**Exercise prompt:** Make an exact transcription of the material, leaving out all images.
___
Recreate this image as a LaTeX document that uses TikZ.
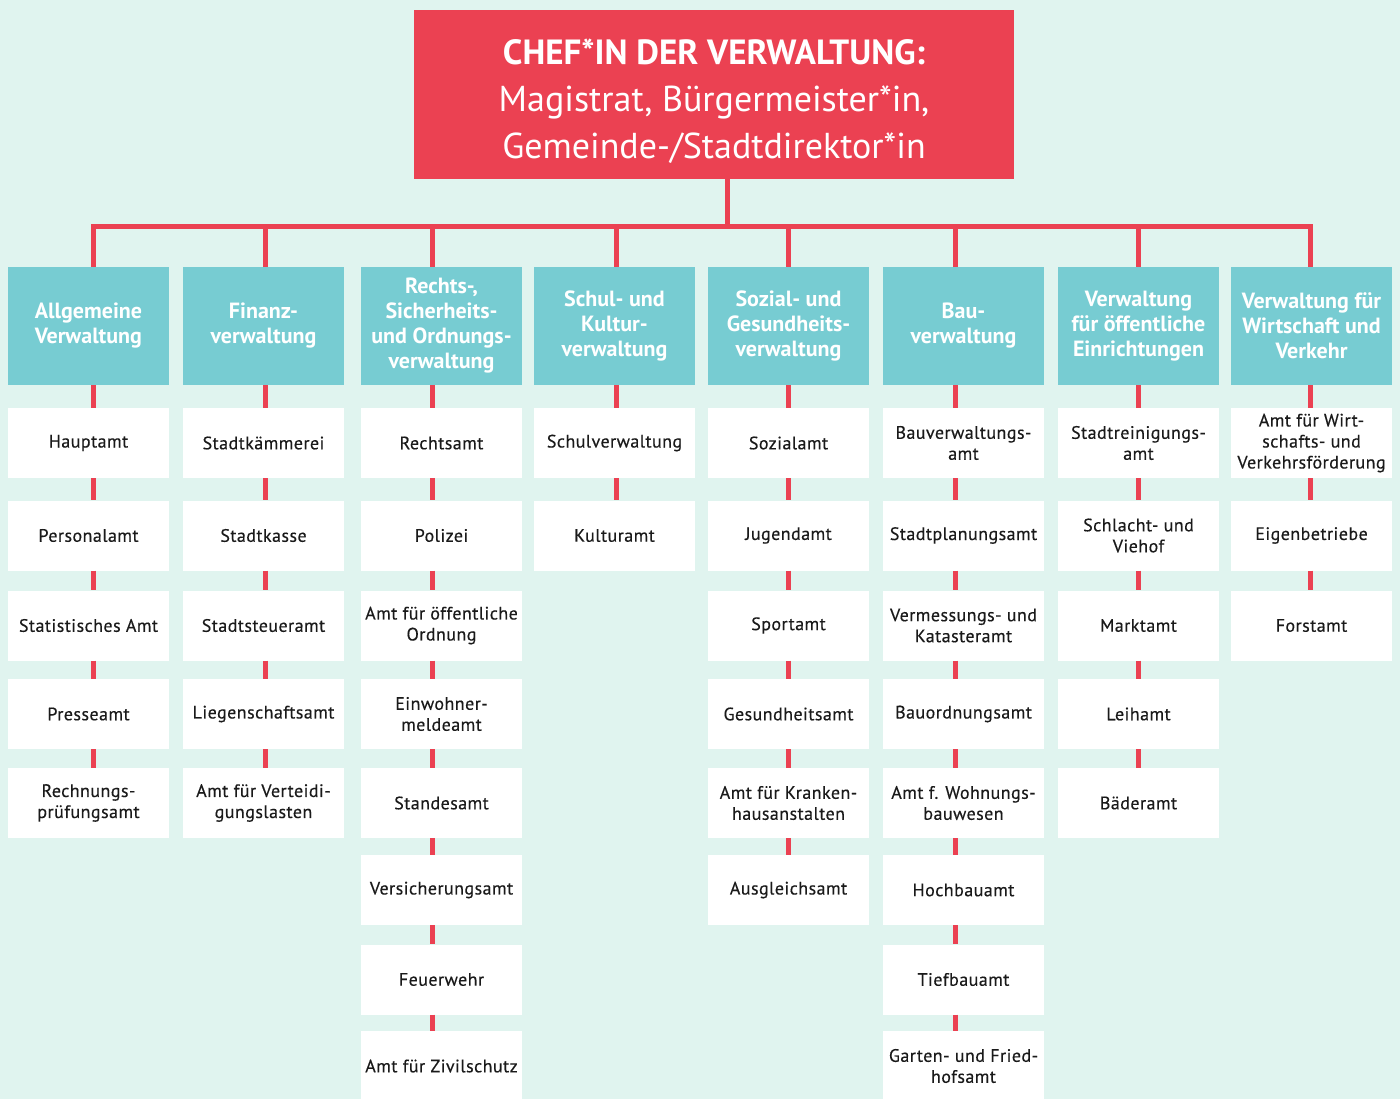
\documentclass[tikz,border=0pt]{standalone}
\usepackage{fontspec}
\setmainfont{PT Sans}
\newfontfamily\boxfont[LetterSpace=2.5,FakeBold=0.35]{PT Sans}
\definecolor{bgc}{HTML}{E0F4EF}
\definecolor{redc}{HTML}{EB4152}
\definecolor{tealc}{HTML}{77CCD2}
\definecolor{txtc}{HTML}{1A1A1A}
\tikzset{
  wbox/.style={rectangle, fill=white, minimum width=161pt, minimum height=70pt, inner sep=0pt, align=center, text=txtc, font=\boxfont\fontsize{18}{21}\selectfont},
  hbox/.style={rectangle, fill=tealc, minimum width=161pt, minimum height=118pt, inner sep=0pt, align=center, text=white, font=\bfseries\fontsize{22}{25}\selectfont},
  chefbox/.style={rectangle, fill=redc, minimum width=600pt, minimum height=169pt, inner sep=0pt, align=center, text=white, font=\fontsize{36}{47}\selectfont},
  conn/.style={draw=redc, line width=5pt}
}
\begin{document}
\begin{tikzpicture}[x=1pt,y=-1pt]
\useasboundingbox (0,0) rectangle (1400,1099);
\fill[bgc] (0,0) rectangle (1400,1099);
\begin{scope}
\clip (0,0) rectangle (1400,1099);
% chief
\node[chefbox] (chef) at (714,94.5) {\rule{0pt}{40pt}{\bfseries\fontsize{35}{47}\selectfont CHEF*IN DER VERWALTUNG:}\\
Magistrat, Bürgermeister*in,\\
Gemeinde-/Stadtdirektor*in};
% headers
\node[hbox] (h1) at (88.5,326) {Allgemeine\\Verwaltung};
\node[hbox] (h2) at (263.5,326) {Finanz-\\verwaltung};
\node[hbox] (h3) at (441.5,326) {Rechts-,\\Sicherheits-\\und Ordnungs-\\verwaltung};
\node[hbox] (h4) at (614.5,326) {Schul- und\\Kultur-\\verwaltung};
\node[hbox] (h5) at (788.5,326) {Sozial- und\\Gesundheits-\\verwaltung};
\node[hbox] (h6) at (963.5,326) {Bau-\\verwaltung};
\node[hbox] (h7) at (1138.5,326) {Verwaltung\\für öffentliche\\Einrichtungen};
\node[hbox] (h8) at (1311.5,326) {Verwaltung für\\Wirtschaft und\\Verkehr};
% column 1
\node[wbox] (a1) at (88.5,443) {Hauptamt};
\node[wbox] (a2) at (88.5,535.5) {Personalamt};
\node[wbox] (a3) at (88.5,625.5) {Statistisches Amt};
\node[wbox] (a4) at (88.5,714) {Presseamt};
\node[wbox] (a5) at (88.5,803) {Rechnungs-\\prüfungsamt};
% column 2
\node[wbox] (b1) at (263.5,443) {Stadtkämmerei};
\node[wbox] (b2) at (263.5,535.5) {Stadtkasse};
\node[wbox] (b3) at (263.5,625.5) {Stadtsteueramt};
\node[wbox] (b4) at (263.5,714) {Liegenschaftsamt};
\node[wbox] (b5) at (263.5,803) {Amt für Verteidi-\\gungslasten};
% column 3
\node[wbox] (c1) at (441.5,443) {Rechtsamt};
\node[wbox] (c2) at (441.5,535.5) {Polizei};
\node[wbox] (c3) at (441.5,625.5) {Amt für öffentliche\\Ordnung};
\node[wbox] (c4) at (441.5,714) {Einwohner-\\meldeamt};
\node[wbox] (c5) at (441.5,803) {Standesamt};
\node[wbox] (c6) at (441.5,890) {Versicherungsamt};
\node[wbox] (c7) at (441.5,979.5) {Feuerwehr};
\node[wbox] (c8) at (441.5,1066) {Amt für Zivilschutz};
% column 4
\node[wbox] (d1) at (614.5,443) {Schulverwaltung};
\node[wbox] (d2) at (614.5,535.5) {Kulturamt};
% column 5
\node[wbox] (e1) at (788.5,443) {Sozialamt};
\node[wbox] (e2) at (788.5,535.5) {Jugendamt};
\node[wbox] (e3) at (788.5,625.5) {Sportamt};
\node[wbox] (e4) at (788.5,714) {Gesundheitsamt};
\node[wbox] (e5) at (788.5,803) {Amt für Kranken-\\hausanstalten};
\node[wbox] (e6) at (788.5,890) {Ausgleichsamt};
% column 6
\node[wbox] (f1) at (963.5,443) {Bauverwaltungs-\\amt};
\node[wbox] (f2) at (963.5,535.5) {Stadtplanungsamt};
\node[wbox] (f3) at (963.5,625.5) {Vermessungs- und\\Katasteramt};
\node[wbox] (f4) at (963.5,714) {Bauordnungsamt};
\node[wbox] (f5) at (963.5,803) {Amt f. Wohnungs-\\bauwesen};
\node[wbox] (f6) at (963.5,890) {Hochbauamt};
\node[wbox] (f7) at (963.5,979.5) {Tiefbauamt};
\node[wbox] (f8) at (963.5,1066) {Garten- und Fried-\\hofsamt};
% column 7
\node[wbox] (g1) at (1138.5,443) {Stadtreinigungs-\\amt};
\node[wbox] (g2) at (1138.5,535.5) {Schlacht- und\\Viehof};
\node[wbox] (g3) at (1138.5,625.5) {Marktamt};
\node[wbox] (g4) at (1138.5,714) {Leihamt};
\node[wbox] (g5) at (1138.5,803) {Bäderamt};
% column 8
\node[wbox] (k1) at (1311.5,443) {Amt für Wirt-\\schafts- und\\Verkehrsförderung};
\node[wbox] (k2) at (1311.5,535.5) {Eigenbetriebe};
\node[wbox] (k3) at (1311.5,625.5) {Forstamt};
% connector coordinates
\coordinate (bus) at (727,227);
\coordinate (v1) at (93,227);
\coordinate (v2) at (265,227);
\coordinate (v3) at (432,227);
\coordinate (v4) at (616,227);
\coordinate (v5) at (788,227);
\coordinate (v6) at (955,227);
\coordinate (v7) at (1138,227);
\coordinate (v8) at (1310,227);
% connectors
\draw[conn] (chef.south -| bus) -- (bus);
\draw[conn, line join=miter] (h1.north -| v1) -- (v1) -- (v8) -- (h8.north -| v8);
\foreach \v/\h in {v2/h2,v3/h3,v4/h4,v5/h5,v6/h6,v7/h7}
  \draw[conn] (\v) -- (\h.north -| \v);
\foreach \v/\h/\cc/\n in {v1/h1/a/5,v2/h2/b/5,v3/h3/c/8,v4/h4/d/2,v5/h5/e/6,v6/h6/f/8,v7/h7/g/5,v8/h8/k/3}{
  \draw[conn] (\h.south -| \v) -- (\cc1.north -| \v);
  \pgfmathtruncatemacro\mm{\n-1}
  \foreach \i in {1,...,\mm}{
    \pgfmathtruncatemacro\jj{\i+1}
    \draw[conn] (\cc\i.south -| \v) -- (\cc\jj.north -| \v);
  }
}
\end{scope}
\end{tikzpicture}
\end{document}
___
**Exercise response:**
Recreate this image as a LaTeX document that uses TikZ.
\documentclass[tikz,border=0pt]{standalone}
\usepackage{fontspec}
\setmainfont{PT Sans}
\newfontfamily\boxfont[LetterSpace=2.5,FakeBold=0.35]{PT Sans}
\definecolor{bgc}{HTML}{E0F4EF}
\definecolor{redc}{HTML}{EB4152}
\definecolor{tealc}{HTML}{77CCD2}
\definecolor{txtc}{HTML}{1A1A1A}
\tikzset{
  wbox/.style={rectangle, fill=white, minimum width=161pt, minimum height=70pt, inner sep=0pt, align=center, text=txtc, font=\boxfont\fontsize{18}{21}\selectfont},
  hbox/.style={rectangle, fill=tealc, minimum width=161pt, minimum height=118pt, inner sep=0pt, align=center, text=white, font=\bfseries\fontsize{22}{25}\selectfont},
  chefbox/.style={rectangle, fill=redc, minimum width=600pt, minimum height=169pt, inner sep=0pt, align=center, text=white, font=\fontsize{36}{47}\selectfont},
  conn/.style={draw=redc, line width=5pt}
}
\begin{document}
\begin{tikzpicture}[x=1pt,y=-1pt]
\useasboundingbox (0,0) rectangle (1400,1099);
\fill[bgc] (0,0) rectangle (1400,1099);
\begin{scope}
\clip (0,0) rectangle (1400,1099);
% chief
\node[chefbox] (chef) at (714,94.5) {\rule{0pt}{40pt}{\bfseries\fontsize{35}{47}\selectfont CHEF*IN DER VERWALTUNG:}\\
Magistrat, Bürgermeister*in,\\
Gemeinde-/Stadtdirektor*in};
% headers
\node[hbox] (h1) at (88.5,326) {Allgemeine\\Verwaltung};
\node[hbox] (h2) at (263.5,326) {Finanz-\\verwaltung};
\node[hbox] (h3) at (441.5,326) {Rechts-,\\Sicherheits-\\und Ordnungs-\\verwaltung};
\node[hbox] (h4) at (614.5,326) {Schul- und\\Kultur-\\verwaltung};
\node[hbox] (h5) at (788.5,326) {Sozial- und\\Gesundheits-\\verwaltung};
\node[hbox] (h6) at (963.5,326) {Bau-\\verwaltung};
\node[hbox] (h7) at (1138.5,326) {Verwaltung\\für öffentliche\\Einrichtungen};
\node[hbox] (h8) at (1311.5,326) {Verwaltung für\\Wirtschaft und\\Verkehr};
% column 1
\node[wbox] (a1) at (88.5,443) {Hauptamt};
\node[wbox] (a2) at (88.5,535.5) {Personalamt};
\node[wbox] (a3) at (88.5,625.5) {Statistisches Amt};
\node[wbox] (a4) at (88.5,714) {Presseamt};
\node[wbox] (a5) at (88.5,803) {Rechnungs-\\prüfungsamt};
% column 2
\node[wbox] (b1) at (263.5,443) {Stadtkämmerei};
\node[wbox] (b2) at (263.5,535.5) {Stadtkasse};
\node[wbox] (b3) at (263.5,625.5) {Stadtsteueramt};
\node[wbox] (b4) at (263.5,714) {Liegenschaftsamt};
\node[wbox] (b5) at (263.5,803) {Amt für Verteidi-\\gungslasten};
% column 3
\node[wbox] (c1) at (441.5,443) {Rechtsamt};
\node[wbox] (c2) at (441.5,535.5) {Polizei};
\node[wbox] (c3) at (441.5,625.5) {Amt für öffentliche\\Ordnung};
\node[wbox] (c4) at (441.5,714) {Einwohner-\\meldeamt};
\node[wbox] (c5) at (441.5,803) {Standesamt};
\node[wbox] (c6) at (441.5,890) {Versicherungsamt};
\node[wbox] (c7) at (441.5,979.5) {Feuerwehr};
\node[wbox] (c8) at (441.5,1066) {Amt für Zivilschutz};
% column 4
\node[wbox] (d1) at (614.5,443) {Schulverwaltung};
\node[wbox] (d2) at (614.5,535.5) {Kulturamt};
% column 5
\node[wbox] (e1) at (788.5,443) {Sozialamt};
\node[wbox] (e2) at (788.5,535.5) {Jugendamt};
\node[wbox] (e3) at (788.5,625.5) {Sportamt};
\node[wbox] (e4) at (788.5,714) {Gesundheitsamt};
\node[wbox] (e5) at (788.5,803) {Amt für Kranken-\\hausanstalten};
\node[wbox] (e6) at (788.5,890) {Ausgleichsamt};
% column 6
\node[wbox] (f1) at (963.5,443) {Bauverwaltungs-\\amt};
\node[wbox] (f2) at (963.5,535.5) {Stadtplanungsamt};
\node[wbox] (f3) at (963.5,625.5) {Vermessungs- und\\Katasteramt};
\node[wbox] (f4) at (963.5,714) {Bauordnungsamt};
\node[wbox] (f5) at (963.5,803) {Amt f. Wohnungs-\\bauwesen};
\node[wbox] (f6) at (963.5,890) {Hochbauamt};
\node[wbox] (f7) at (963.5,979.5) {Tiefbauamt};
\node[wbox] (f8) at (963.5,1066) {Garten- und Fried-\\hofsamt};
% column 7
\node[wbox] (g1) at (1138.5,443) {Stadtreinigungs-\\amt};
\node[wbox] (g2) at (1138.5,535.5) {Schlacht- und\\Viehof};
\node[wbox] (g3) at (1138.5,625.5) {Marktamt};
\node[wbox] (g4) at (1138.5,714) {Leihamt};
\node[wbox] (g5) at (1138.5,803) {Bäderamt};
% column 8
\node[wbox] (k1) at (1311.5,443) {Amt für Wirt-\\schafts- und\\Verkehrsförderung};
\node[wbox] (k2) at (1311.5,535.5) {Eigenbetriebe};
\node[wbox] (k3) at (1311.5,625.5) {Forstamt};
% connector coordinates
\coordinate (bus) at (727,227);
\coordinate (v1) at (93,227);
\coordinate (v2) at (265,227);
\coordinate (v3) at (432,227);
\coordinate (v4) at (616,227);
\coordinate (v5) at (788,227);
\coordinate (v6) at (955,227);
\coordinate (v7) at (1138,227);
\coordinate (v8) at (1310,227);
% connectors
\draw[conn] (chef.south -| bus) -- (bus);
\draw[conn, line join=miter] (h1.north -| v1) -- (v1) -- (v8) -- (h8.north -| v8);
\foreach \v/\h in {v2/h2,v3/h3,v4/h4,v5/h5,v6/h6,v7/h7}
  \draw[conn] (\v) -- (\h.north -| \v);
\foreach \v/\h/\cc/\n in {v1/h1/a/5,v2/h2/b/5,v3/h3/c/8,v4/h4/d/2,v5/h5/e/6,v6/h6/f/8,v7/h7/g/5,v8/h8/k/3}{
  \draw[conn] (\h.south -| \v) -- (\cc1.north -| \v);
  \pgfmathtruncatemacro\mm{\n-1}
  \foreach \i in {1,...,\mm}{
    \pgfmathtruncatemacro\jj{\i+1}
    \draw[conn] (\cc\i.south -| \v) -- (\cc\jj.north -| \v);
  }
}
\end{scope}
\end{tikzpicture}
\end{document}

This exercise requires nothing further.